Indexing systems employ an overhead square transfer conveyor or programmable hoist(s) to vertically lift the parts in and out of a series of dip tanks matched closely to the maximum part size to minimize the paint volume. Because of the e-coat tank dwell time (typically 2 minutes) and time to move and lift the parts, these systems are generally limited to approximately 20 loads per hour. Square transfer is typically a lower cost than the programmable hoists but has limited process flexibility; all tanks are dipped for the same time and no tanks can be skipped.

Continuous type e-coat tanks are used for higher production rates and simply use vertical curves on a continuously moving overhead conveyor to dip the parts. The advantage of this type of tank is simplicity; the disadvantage is tank size; the faster the line speed, the larger the tank volume to achieve the dip time required

Surface preparation prior to e-coat is similar to other painting processes and ultimately based upon the paint performance required and compatibility with the e-coat to meet them. Although spray or dip washing can be used, dip cleaning the part could be required. Interior part surfaces that may not get clean with a spray wash may have residue that would eventually contaminate the paint tank. Unlike other coatings, e-coat does not have to be dried following surface preparation and travels directly from the washer to the e-coat tank.

When the part is dipped, the cathodic or anodic coating thickness migrates to the most conductive part surfaces first. As the film builds the resistance increases and shifts the coating build to other areas of the part resulting in a very even film build generally in the 0.5-1.2 mil thickness range. The electrical charge may diminish and inhibit coating inside tubes or deep recesses and should be tested.

E-coat paints are considered 98%+/- transfer efficient, i.e. very little paint is lost in the process. Excess paint residue remaining on the parts as they leave the tank is rinsed off with permeate (post rinses) and returned to the paint tank. Permeate is essentially water generated with an ultrafilter used to separate the paint into solids and liquid.

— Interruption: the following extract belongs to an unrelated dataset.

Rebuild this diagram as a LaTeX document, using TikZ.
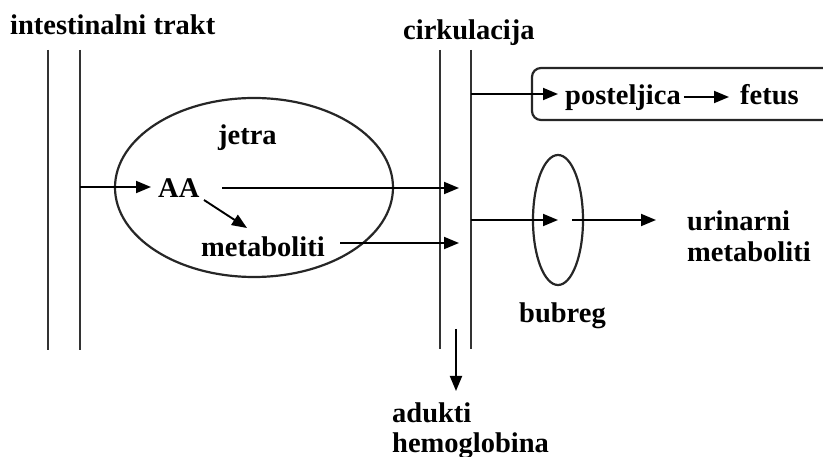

The paint solids return to the paint tank and the liquid portion is used as the permeate rinse.

Maintaining the e-coat tank temperature may be required using a chiller and heat exchanger to remove heat imparted from the rectifier during the coating process. In some areas, heat is also required to keep the bath warm in the wintertime. Most e-coat baths are maintained between 80°F and 90°F; the temperature will be specified by the coating supplier.

After e-coat also require a thermal cure in the range of 300° to 375°F. Depending upon the specific coating, the ovens may be divided into two or three zones. The first zone is generally a lower temperature “dehydration” zone designed to remove excess moisture before “skinning” the paint. The second, and some cases, third zones provide a gradual higher temperature cure. Some e-coats tend to emit smoke when over a threshold temperature so the ovens must be properly ventilated and parts may need to be enclosed in a ventilated cooling tunnel after they exit the oven.